Ballistic Pendulum Calculator

Formula Used

• Swing height from angle: h = L(1 − cos θ)
• From energy during swing: ½(M+m)V² = (M+m)gh → V = √(2gh)
• From momentum in the collision: m v = (M+m) V → v = ((M+m)/m) · V
• Optional displacement relation: x = L sin θ → θ = asin(x/L)

Here m is projectile mass, M is pendulum mass, L is pendulum length, g is gravity, V is speed right after impact, and v is projectile speed before impact.

How to Use This Calculator

1. Choose a mode: solve projectile speed, or predict the swing.
2. Enter projectile mass, pendulum mass, and pendulum length.
3. Keep the length measured to the pendulum’s center of mass.
4. For speed-from-swing, select angle, rise, or displacement.
5. Press Calculate to view results above the form.
6. Use CSV/PDF buttons to export the computed summary.

For best accuracy, repeat trials and average the swing measurement.

Ballistic Pendulum Overview

A ballistic pendulum estimates a projectile’s incoming speed by capturing it in a hanging block and measuring how far the combined mass swings.
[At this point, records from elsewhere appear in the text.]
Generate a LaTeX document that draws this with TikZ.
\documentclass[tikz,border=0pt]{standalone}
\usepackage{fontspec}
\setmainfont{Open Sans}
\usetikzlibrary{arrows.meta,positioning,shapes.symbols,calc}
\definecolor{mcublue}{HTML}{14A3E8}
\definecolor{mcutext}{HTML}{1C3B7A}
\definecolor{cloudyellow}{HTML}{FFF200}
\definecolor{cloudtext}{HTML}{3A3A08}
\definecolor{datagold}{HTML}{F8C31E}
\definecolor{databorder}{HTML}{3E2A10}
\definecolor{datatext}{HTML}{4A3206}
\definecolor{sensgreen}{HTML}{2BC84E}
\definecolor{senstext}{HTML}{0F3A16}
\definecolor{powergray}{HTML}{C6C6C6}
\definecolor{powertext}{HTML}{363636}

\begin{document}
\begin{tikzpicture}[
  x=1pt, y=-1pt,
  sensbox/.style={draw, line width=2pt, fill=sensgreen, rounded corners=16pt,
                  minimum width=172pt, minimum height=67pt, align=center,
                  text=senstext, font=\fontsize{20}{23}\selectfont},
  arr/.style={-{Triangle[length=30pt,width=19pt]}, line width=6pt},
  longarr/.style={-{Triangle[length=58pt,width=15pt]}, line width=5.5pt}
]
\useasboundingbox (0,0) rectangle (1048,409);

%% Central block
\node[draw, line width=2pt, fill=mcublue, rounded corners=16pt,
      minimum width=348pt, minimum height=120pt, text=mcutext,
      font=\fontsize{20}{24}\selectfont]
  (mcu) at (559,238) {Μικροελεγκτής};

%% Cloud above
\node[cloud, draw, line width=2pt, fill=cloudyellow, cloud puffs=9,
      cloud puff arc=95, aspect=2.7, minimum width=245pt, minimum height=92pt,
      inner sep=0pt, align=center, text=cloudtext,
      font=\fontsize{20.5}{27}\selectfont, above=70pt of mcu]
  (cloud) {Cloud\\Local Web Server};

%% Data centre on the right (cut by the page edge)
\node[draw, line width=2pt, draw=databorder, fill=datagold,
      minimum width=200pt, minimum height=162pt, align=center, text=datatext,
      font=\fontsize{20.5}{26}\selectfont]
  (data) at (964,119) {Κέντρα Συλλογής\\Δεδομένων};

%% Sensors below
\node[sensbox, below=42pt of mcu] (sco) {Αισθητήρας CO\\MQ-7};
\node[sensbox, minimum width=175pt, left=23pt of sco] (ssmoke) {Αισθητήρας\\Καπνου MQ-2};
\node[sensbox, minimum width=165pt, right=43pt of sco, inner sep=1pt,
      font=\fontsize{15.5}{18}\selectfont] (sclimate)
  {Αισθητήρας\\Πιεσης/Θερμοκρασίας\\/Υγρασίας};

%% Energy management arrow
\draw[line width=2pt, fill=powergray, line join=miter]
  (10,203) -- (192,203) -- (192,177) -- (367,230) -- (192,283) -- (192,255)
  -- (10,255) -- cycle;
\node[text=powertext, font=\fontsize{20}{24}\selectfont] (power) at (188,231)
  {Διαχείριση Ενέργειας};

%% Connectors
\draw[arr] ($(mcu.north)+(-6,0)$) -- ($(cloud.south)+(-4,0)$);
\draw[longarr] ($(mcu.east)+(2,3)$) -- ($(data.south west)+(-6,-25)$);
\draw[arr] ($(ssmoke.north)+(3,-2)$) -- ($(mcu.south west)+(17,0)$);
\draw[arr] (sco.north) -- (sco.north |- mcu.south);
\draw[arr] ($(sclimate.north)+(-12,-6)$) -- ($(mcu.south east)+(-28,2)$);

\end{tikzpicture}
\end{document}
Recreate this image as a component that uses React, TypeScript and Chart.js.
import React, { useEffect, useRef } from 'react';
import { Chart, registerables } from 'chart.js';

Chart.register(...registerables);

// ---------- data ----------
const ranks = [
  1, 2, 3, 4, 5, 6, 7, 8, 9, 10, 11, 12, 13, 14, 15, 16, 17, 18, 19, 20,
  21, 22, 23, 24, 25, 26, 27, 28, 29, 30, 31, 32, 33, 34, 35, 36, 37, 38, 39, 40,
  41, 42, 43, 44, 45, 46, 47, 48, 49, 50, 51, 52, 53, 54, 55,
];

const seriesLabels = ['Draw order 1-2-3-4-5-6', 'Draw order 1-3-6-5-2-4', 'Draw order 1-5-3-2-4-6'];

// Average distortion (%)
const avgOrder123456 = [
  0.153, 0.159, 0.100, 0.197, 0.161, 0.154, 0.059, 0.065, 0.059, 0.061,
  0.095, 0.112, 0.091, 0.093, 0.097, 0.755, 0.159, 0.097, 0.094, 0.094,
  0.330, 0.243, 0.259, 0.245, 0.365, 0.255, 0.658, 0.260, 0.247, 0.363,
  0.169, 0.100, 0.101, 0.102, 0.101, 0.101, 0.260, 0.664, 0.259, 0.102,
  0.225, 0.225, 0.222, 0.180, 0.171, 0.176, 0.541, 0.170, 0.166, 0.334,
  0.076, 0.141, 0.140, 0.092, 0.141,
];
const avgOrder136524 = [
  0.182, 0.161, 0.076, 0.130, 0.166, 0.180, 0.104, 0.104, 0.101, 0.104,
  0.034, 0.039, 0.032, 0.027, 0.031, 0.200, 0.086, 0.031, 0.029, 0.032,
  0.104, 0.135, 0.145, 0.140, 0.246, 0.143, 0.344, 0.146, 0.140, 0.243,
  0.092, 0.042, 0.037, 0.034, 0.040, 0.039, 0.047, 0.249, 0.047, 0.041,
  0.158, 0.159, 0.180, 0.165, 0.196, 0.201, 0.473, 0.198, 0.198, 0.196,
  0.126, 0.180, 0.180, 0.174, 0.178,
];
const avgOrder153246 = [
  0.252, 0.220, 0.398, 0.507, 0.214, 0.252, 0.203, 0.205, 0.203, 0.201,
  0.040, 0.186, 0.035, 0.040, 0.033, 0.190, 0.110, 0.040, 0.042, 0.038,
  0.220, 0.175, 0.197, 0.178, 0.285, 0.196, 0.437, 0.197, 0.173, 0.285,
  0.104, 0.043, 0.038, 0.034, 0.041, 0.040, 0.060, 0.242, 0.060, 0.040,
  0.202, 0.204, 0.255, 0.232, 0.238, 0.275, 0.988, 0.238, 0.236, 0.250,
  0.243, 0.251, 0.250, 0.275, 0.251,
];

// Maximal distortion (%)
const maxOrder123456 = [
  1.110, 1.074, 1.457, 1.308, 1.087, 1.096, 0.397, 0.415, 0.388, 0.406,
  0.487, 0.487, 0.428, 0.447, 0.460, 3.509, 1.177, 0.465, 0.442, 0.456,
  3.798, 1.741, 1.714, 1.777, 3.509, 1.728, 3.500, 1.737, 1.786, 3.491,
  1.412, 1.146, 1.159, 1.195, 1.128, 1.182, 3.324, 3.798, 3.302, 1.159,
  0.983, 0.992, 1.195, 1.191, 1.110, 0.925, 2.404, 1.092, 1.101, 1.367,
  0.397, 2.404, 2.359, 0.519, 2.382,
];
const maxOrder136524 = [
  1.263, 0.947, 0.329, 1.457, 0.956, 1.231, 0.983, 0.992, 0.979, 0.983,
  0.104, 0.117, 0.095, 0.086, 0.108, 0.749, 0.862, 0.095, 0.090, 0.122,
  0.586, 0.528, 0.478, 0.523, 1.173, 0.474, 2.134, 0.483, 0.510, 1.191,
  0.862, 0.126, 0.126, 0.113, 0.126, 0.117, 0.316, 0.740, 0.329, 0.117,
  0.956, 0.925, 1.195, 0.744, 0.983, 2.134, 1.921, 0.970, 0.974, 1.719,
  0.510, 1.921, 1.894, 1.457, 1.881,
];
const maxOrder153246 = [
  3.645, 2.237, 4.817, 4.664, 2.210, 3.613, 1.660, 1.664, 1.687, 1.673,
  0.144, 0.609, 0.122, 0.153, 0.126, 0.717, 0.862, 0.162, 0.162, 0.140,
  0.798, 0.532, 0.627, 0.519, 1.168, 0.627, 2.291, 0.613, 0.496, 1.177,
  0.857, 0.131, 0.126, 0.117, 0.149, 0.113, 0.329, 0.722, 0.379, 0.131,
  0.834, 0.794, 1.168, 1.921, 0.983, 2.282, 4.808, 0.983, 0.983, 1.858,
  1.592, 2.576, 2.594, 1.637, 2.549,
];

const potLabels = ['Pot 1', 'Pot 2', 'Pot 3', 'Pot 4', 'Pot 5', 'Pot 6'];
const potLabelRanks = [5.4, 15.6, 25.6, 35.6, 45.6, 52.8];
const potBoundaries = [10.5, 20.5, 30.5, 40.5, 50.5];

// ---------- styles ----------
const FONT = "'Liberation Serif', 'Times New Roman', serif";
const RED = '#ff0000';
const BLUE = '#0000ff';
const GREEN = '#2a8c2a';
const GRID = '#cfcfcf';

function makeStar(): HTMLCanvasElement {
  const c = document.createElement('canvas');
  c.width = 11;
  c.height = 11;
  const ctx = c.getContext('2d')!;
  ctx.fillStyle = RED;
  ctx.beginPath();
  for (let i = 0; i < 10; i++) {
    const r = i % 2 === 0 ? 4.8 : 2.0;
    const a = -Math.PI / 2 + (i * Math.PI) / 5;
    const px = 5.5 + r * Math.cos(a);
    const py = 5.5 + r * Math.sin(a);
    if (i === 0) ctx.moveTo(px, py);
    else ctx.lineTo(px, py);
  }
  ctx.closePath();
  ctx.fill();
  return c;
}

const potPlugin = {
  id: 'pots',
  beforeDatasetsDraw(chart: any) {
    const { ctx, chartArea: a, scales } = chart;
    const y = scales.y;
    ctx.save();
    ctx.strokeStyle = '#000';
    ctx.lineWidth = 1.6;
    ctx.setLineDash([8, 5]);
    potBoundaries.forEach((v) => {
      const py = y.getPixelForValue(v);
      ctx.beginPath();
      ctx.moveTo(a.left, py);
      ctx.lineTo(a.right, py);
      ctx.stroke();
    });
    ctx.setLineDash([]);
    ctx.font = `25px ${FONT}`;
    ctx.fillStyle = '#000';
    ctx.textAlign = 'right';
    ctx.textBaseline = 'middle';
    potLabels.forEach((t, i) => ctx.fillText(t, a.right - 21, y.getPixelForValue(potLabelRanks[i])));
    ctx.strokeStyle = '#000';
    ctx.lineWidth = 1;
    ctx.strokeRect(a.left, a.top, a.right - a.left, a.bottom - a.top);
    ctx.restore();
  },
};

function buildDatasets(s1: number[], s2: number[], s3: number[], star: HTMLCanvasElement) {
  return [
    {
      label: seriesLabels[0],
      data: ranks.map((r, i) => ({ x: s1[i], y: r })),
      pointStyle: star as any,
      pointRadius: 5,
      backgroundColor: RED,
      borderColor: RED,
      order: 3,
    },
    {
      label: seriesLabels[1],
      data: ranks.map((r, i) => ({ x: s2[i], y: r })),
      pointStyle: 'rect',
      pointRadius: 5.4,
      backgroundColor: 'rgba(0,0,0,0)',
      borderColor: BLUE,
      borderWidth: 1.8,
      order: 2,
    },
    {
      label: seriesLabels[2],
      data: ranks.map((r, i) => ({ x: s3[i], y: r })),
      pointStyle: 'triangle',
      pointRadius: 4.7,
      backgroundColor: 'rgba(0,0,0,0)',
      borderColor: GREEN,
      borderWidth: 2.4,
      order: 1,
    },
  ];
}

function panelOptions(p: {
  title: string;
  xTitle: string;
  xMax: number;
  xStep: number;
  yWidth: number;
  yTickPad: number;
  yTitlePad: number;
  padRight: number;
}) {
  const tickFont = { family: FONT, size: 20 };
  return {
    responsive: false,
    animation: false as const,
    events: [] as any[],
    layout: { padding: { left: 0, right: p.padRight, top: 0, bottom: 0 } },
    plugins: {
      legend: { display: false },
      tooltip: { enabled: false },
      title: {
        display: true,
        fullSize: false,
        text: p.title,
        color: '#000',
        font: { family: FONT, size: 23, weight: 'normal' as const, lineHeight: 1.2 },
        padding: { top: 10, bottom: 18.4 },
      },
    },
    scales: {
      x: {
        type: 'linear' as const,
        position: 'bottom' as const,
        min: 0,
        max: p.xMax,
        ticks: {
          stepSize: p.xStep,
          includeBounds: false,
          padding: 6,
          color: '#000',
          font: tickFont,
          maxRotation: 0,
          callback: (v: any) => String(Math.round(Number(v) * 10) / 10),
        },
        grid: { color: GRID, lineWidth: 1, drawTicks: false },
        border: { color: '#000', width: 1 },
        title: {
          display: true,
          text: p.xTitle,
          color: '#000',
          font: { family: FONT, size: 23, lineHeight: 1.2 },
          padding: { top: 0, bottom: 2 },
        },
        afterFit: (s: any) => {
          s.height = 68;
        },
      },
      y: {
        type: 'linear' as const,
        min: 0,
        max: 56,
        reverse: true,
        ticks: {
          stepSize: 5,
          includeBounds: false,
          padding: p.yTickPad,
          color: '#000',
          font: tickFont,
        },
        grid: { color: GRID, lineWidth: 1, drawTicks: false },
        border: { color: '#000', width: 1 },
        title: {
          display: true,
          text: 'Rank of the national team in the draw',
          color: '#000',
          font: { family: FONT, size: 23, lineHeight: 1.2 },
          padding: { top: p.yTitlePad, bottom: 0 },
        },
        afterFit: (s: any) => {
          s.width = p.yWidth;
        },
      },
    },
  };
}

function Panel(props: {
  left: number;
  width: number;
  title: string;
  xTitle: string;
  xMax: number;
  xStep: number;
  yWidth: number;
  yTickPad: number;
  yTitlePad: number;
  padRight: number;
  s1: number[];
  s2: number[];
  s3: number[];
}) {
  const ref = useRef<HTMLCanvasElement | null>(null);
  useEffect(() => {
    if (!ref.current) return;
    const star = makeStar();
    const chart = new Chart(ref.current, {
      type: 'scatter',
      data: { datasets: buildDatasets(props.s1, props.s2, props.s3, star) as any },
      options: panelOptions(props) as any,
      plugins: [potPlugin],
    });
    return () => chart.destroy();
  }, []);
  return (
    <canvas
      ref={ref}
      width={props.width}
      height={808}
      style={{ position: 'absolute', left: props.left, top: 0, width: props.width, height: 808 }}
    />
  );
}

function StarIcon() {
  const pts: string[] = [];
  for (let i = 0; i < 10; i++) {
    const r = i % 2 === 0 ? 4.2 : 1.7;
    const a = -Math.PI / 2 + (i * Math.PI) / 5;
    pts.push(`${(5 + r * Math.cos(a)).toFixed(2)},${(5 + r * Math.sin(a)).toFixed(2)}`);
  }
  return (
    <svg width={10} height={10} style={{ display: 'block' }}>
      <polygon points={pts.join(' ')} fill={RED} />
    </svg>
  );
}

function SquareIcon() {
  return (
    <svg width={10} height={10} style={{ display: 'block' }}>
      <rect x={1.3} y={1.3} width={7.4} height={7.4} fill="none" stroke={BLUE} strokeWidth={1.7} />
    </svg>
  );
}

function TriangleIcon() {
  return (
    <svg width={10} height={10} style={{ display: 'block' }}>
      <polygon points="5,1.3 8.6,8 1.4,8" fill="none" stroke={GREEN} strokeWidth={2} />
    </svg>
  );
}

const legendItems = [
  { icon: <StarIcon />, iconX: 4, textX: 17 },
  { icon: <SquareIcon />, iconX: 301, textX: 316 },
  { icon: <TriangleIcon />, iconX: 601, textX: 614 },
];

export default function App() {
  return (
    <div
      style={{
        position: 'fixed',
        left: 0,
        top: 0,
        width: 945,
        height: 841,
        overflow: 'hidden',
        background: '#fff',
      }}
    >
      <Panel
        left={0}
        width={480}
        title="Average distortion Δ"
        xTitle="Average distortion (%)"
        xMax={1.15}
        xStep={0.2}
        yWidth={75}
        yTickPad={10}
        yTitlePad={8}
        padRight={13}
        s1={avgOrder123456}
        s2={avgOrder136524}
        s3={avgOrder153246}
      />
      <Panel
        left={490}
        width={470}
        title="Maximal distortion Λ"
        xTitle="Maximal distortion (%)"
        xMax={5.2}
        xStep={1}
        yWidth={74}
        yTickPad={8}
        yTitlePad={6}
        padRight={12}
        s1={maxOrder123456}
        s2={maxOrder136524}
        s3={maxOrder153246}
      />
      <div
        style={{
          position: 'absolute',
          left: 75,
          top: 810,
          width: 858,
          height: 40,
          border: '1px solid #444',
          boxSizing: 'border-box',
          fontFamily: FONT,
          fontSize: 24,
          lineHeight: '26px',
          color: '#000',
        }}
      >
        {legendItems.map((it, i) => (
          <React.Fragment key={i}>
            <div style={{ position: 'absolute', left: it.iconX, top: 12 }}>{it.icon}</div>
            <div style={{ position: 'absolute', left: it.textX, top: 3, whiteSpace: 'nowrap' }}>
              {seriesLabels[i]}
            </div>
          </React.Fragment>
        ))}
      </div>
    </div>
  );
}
The collision is treated as perfectly inelastic, so momentum is conserved during impact, then mechanical energy is conserved during the swing up to the peak.

Typical Input Ranges

In classroom setups, projectile masses often fall between 5–20 g, while the pendulum block is commonly 1–5 kg. A practical length L is 0.5–1.2 m; longer lengths produce larger, easier-to-read angles. For many demonstrations, peak angles are kept around 3–20°, which corresponds to rises like 2–60 mm when L is near 0.75 m.

Why Mass Ratio Matters

The speed after impact V is reduced by the factor m/(M+m). If the projectile is 10 g and the block is 2.0 kg, only about 0.5% of the projectile’s speed remains in V, so the swing may be subtle. Using a lighter block increases swing size, but you must keep the catcher rigid for repeatability.

Turning Swing Into Height

This calculator lets you enter the swing as an angle θ, a vertical rise h, or a horizontal displacement x. The geometric link is h = L(1 − cosθ). For small angles, cosθ ≈ 1 − θ²/2, so h ≈ Lθ²/2; that is why a reading error in θ can change h noticeably.

Energy Loss and What It Means

Kinetic energy is not conserved during impact because the projectile embeds, deforms, and produces heat and sound. The tool reports energy lost as the difference between projectile kinetic energy (½mv²) and post-impact kinetic energy (½(M+m)V²). A large loss is normal and does not invalidate the momentum method.

Improving Data Quality

Use a consistent release point, measure L to the combined center of mass, and repeat at least 5 trials. If you read angles, use a simple pointer and protractor; a 1° error at 10° can shift the speed by several percent. If you measure displacement, keep x/L ≤ 0.3 to avoid extreme angles.

Reporting Results Clearly

Record inputs with units, include v, V, θ, and h, and note your gravity assumption (9.80665 m/s² by default). Export CSV for lab sheets and PDF for attachments, then compare trials using averages and deviation.

FAQs

1) What does a ballistic pendulum calculate?

It estimates the projectile’s incoming speed by measuring the swing of a block that captures the projectile. The method combines momentum conservation during impact with energy conservation during the upward swing.

2) Which swing input should I use: angle, rise, or displacement?

Use angle if you can read a protractor cleanly. Use rise if you can measure the vertical lift directly. Use displacement when you have a ruler at the arc; keep x/L modest for best accuracy.

3) Why does the calculator show energy loss?

The collision is inelastic, so some kinetic energy becomes heat, sound, and deformation. Momentum still applies during impact, so the speed estimate remains valid even when the loss value is large.

4) How can I improve accuracy?

Measure length to the combined center of mass, keep the pivot low-friction, and repeat multiple trials. Average the swing measurement, and avoid very small angles where reading error dominates the height calculation.

5) What if my angle is very large?

Large angles increase geometric nonlinearity and make air drag and pivot friction more influential. If θ approaches 60° or more, treat results as approximate and consider using a different method or applying detailed corrections.

6) Can I use this for different locations or planets?

Yes. Enter the local gravitational acceleration in m/s². A smaller g increases the predicted swing height for the same post-impact speed, so using the correct value helps when comparing experiments in different places.